DATA SEGMENT:

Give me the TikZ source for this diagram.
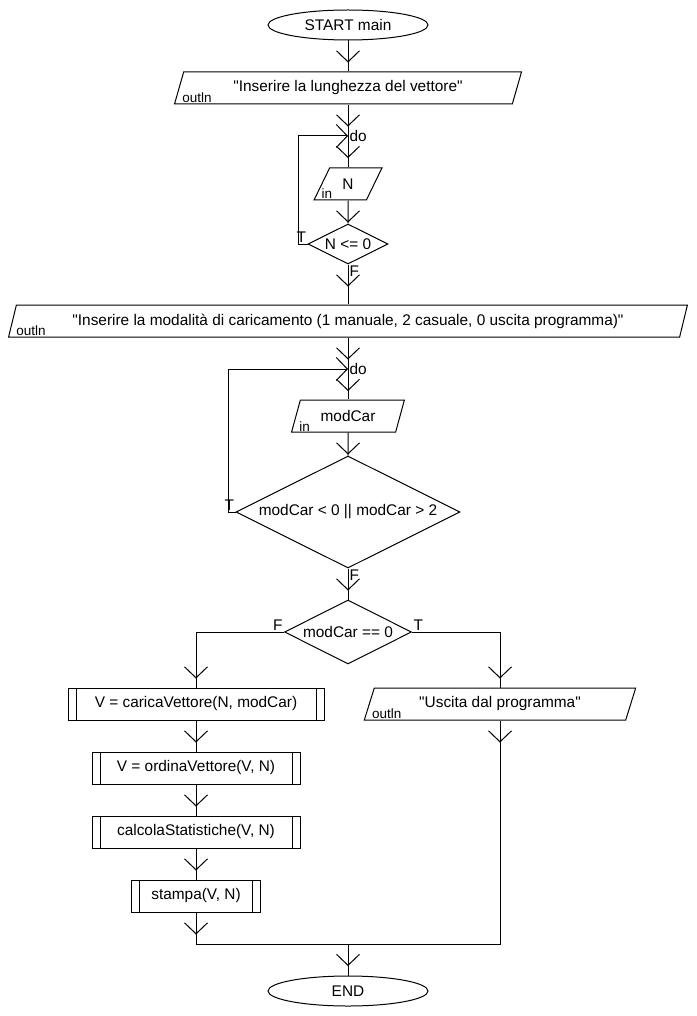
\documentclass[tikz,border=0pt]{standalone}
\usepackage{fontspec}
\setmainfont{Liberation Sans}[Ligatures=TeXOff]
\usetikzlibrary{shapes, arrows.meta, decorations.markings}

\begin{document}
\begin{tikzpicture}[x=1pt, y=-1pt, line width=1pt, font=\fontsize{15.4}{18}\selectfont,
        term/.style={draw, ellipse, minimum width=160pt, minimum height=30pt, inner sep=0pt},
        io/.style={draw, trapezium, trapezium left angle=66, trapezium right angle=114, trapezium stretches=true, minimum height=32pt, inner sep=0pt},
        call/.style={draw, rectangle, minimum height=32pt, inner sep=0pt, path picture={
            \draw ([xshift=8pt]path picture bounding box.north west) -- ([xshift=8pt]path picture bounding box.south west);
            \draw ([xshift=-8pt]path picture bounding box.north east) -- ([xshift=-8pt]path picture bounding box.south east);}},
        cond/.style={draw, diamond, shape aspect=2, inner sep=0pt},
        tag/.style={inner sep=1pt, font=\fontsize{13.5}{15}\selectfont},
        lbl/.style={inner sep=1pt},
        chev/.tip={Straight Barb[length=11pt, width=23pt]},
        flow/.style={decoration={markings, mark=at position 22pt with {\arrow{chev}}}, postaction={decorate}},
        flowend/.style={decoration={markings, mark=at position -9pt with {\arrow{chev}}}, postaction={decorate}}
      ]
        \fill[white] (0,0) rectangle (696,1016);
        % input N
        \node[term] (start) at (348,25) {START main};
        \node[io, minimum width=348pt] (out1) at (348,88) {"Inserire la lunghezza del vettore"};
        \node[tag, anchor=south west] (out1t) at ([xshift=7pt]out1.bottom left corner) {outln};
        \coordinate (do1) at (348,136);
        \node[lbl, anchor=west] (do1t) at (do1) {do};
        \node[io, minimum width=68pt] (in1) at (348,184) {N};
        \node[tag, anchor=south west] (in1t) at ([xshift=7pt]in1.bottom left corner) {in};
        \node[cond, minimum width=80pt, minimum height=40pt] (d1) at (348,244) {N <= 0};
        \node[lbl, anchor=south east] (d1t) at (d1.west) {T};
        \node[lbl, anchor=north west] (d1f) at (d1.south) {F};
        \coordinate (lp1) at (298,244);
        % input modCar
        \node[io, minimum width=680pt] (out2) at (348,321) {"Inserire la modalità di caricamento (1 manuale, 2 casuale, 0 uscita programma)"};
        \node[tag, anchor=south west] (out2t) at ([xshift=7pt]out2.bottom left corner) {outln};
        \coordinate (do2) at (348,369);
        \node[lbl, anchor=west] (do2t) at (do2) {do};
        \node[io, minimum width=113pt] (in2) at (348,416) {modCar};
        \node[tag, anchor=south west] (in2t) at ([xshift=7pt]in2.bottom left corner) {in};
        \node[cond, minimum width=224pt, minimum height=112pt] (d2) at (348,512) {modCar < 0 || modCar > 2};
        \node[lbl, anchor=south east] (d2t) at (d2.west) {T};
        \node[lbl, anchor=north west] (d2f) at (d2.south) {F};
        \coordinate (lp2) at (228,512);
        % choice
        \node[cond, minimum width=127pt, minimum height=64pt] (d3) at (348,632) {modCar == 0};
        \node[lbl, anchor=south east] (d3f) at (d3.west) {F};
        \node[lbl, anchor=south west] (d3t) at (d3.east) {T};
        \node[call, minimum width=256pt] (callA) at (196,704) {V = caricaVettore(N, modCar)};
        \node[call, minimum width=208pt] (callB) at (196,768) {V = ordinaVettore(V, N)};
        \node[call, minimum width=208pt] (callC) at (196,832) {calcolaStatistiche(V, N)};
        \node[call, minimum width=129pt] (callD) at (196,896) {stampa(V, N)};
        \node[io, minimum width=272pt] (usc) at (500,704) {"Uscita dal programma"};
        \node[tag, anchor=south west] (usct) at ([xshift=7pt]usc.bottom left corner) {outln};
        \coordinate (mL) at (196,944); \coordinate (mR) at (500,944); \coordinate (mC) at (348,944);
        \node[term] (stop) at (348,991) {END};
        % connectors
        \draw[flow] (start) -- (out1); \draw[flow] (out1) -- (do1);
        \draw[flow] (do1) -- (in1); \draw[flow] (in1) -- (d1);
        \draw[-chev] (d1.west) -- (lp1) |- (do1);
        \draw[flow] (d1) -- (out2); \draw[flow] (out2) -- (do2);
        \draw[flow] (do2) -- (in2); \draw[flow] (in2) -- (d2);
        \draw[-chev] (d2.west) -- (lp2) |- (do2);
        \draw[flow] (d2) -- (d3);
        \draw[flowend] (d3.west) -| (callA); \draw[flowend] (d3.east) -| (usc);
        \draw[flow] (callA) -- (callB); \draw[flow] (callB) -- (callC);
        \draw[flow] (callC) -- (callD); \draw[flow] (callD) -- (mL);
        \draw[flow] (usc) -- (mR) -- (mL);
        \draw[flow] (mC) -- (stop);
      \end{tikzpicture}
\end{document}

DIRECTIONS FOR THIS TASK:
Copy out all the data without changing anything, and drop the pictures.

ANSWER TO THE TASK:
Give me the TikZ source for this diagram.
\documentclass[tikz,border=0pt]{standalone}
\usepackage{fontspec}
\setmainfont{Liberation Sans}[Ligatures=TeXOff]
\usetikzlibrary{shapes, arrows.meta, decorations.markings}

\begin{document}
\begin{tikzpicture}[x=1pt, y=-1pt, line width=1pt, font=\fontsize{15.4}{18}\selectfont,
        term/.style={draw, ellipse, minimum width=160pt, minimum height=30pt, inner sep=0pt},
        io/.style={draw, trapezium, trapezium left angle=66, trapezium right angle=114, trapezium stretches=true, minimum height=32pt, inner sep=0pt},
        call/.style={draw, rectangle, minimum height=32pt, inner sep=0pt, path picture={
            \draw ([xshift=8pt]path picture bounding box.north west) -- ([xshift=8pt]path picture bounding box.south west);
            \draw ([xshift=-8pt]path picture bounding box.north east) -- ([xshift=-8pt]path picture bounding box.south east);}},
        cond/.style={draw, diamond, shape aspect=2, inner sep=0pt},
        tag/.style={inner sep=1pt, font=\fontsize{13.5}{15}\selectfont},
        lbl/.style={inner sep=1pt},
        chev/.tip={Straight Barb[length=11pt, width=23pt]},
        flow/.style={decoration={markings, mark=at position 22pt with {\arrow{chev}}}, postaction={decorate}},
        flowend/.style={decoration={markings, mark=at position -9pt with {\arrow{chev}}}, postaction={decorate}}
      ]
        \fill[white] (0,0) rectangle (696,1016);
        % input N
        \node[term] (start) at (348,25) {START main};
        \node[io, minimum width=348pt] (out1) at (348,88) {"Inserire la lunghezza del vettore"};
        \node[tag, anchor=south west] (out1t) at ([xshift=7pt]out1.bottom left corner) {outln};
        \coordinate (do1) at (348,136);
        \node[lbl, anchor=west] (do1t) at (do1) {do};
        \node[io, minimum width=68pt] (in1) at (348,184) {N};
        \node[tag, anchor=south west] (in1t) at ([xshift=7pt]in1.bottom left corner) {in};
        \node[cond, minimum width=80pt, minimum height=40pt] (d1) at (348,244) {N <= 0};
        \node[lbl, anchor=south east] (d1t) at (d1.west) {T};
        \node[lbl, anchor=north west] (d1f) at (d1.south) {F};
        \coordinate (lp1) at (298,244);
        % input modCar
        \node[io, minimum width=680pt] (out2) at (348,321) {"Inserire la modalità di caricamento (1 manuale, 2 casuale, 0 uscita programma)"};
        \node[tag, anchor=south west] (out2t) at ([xshift=7pt]out2.bottom left corner) {outln};
        \coordinate (do2) at (348,369);
        \node[lbl, anchor=west] (do2t) at (do2) {do};
        \node[io, minimum width=113pt] (in2) at (348,416) {modCar};
        \node[tag, anchor=south west] (in2t) at ([xshift=7pt]in2.bottom left corner) {in};
        \node[cond, minimum width=224pt, minimum height=112pt] (d2) at (348,512) {modCar < 0 || modCar > 2};
        \node[lbl, anchor=south east] (d2t) at (d2.west) {T};
        \node[lbl, anchor=north west] (d2f) at (d2.south) {F};
        \coordinate (lp2) at (228,512);
        % choice
        \node[cond, minimum width=127pt, minimum height=64pt] (d3) at (348,632) {modCar == 0};
        \node[lbl, anchor=south east] (d3f) at (d3.west) {F};
        \node[lbl, anchor=south west] (d3t) at (d3.east) {T};
        \node[call, minimum width=256pt] (callA) at (196,704) {V = caricaVettore(N, modCar)};
        \node[call, minimum width=208pt] (callB) at (196,768) {V = ordinaVettore(V, N)};
        \node[call, minimum width=208pt] (callC) at (196,832) {calcolaStatistiche(V, N)};
        \node[call, minimum width=129pt] (callD) at (196,896) {stampa(V, N)};
        \node[io, minimum width=272pt] (usc) at (500,704) {"Uscita dal programma"};
        \node[tag, anchor=south west] (usct) at ([xshift=7pt]usc.bottom left corner) {outln};
        \coordinate (mL) at (196,944); \coordinate (mR) at (500,944); \coordinate (mC) at (348,944);
        \node[term] (stop) at (348,991) {END};
        % connectors
        \draw[flow] (start) -- (out1); \draw[flow] (out1) -- (do1);
        \draw[flow] (do1) -- (in1); \draw[flow] (in1) -- (d1);
        \draw[-chev] (d1.west) -- (lp1) |- (do1);
        \draw[flow] (d1) -- (out2); \draw[flow] (out2) -- (do2);
        \draw[flow] (do2) -- (in2); \draw[flow] (in2) -- (d2);
        \draw[-chev] (d2.west) -- (lp2) |- (do2);
        \draw[flow] (d2) -- (d3);
        \draw[flowend] (d3.west) -| (callA); \draw[flowend] (d3.east) -| (usc);
        \draw[flow] (callA) -- (callB); \draw[flow] (callB) -- (callC);
        \draw[flow] (callC) -- (callD); \draw[flow] (callD) -- (mL);
        \draw[flow] (usc) -- (mR) -- (mL);
        \draw[flow] (mC) -- (stop);
      \end{tikzpicture}
\end{document}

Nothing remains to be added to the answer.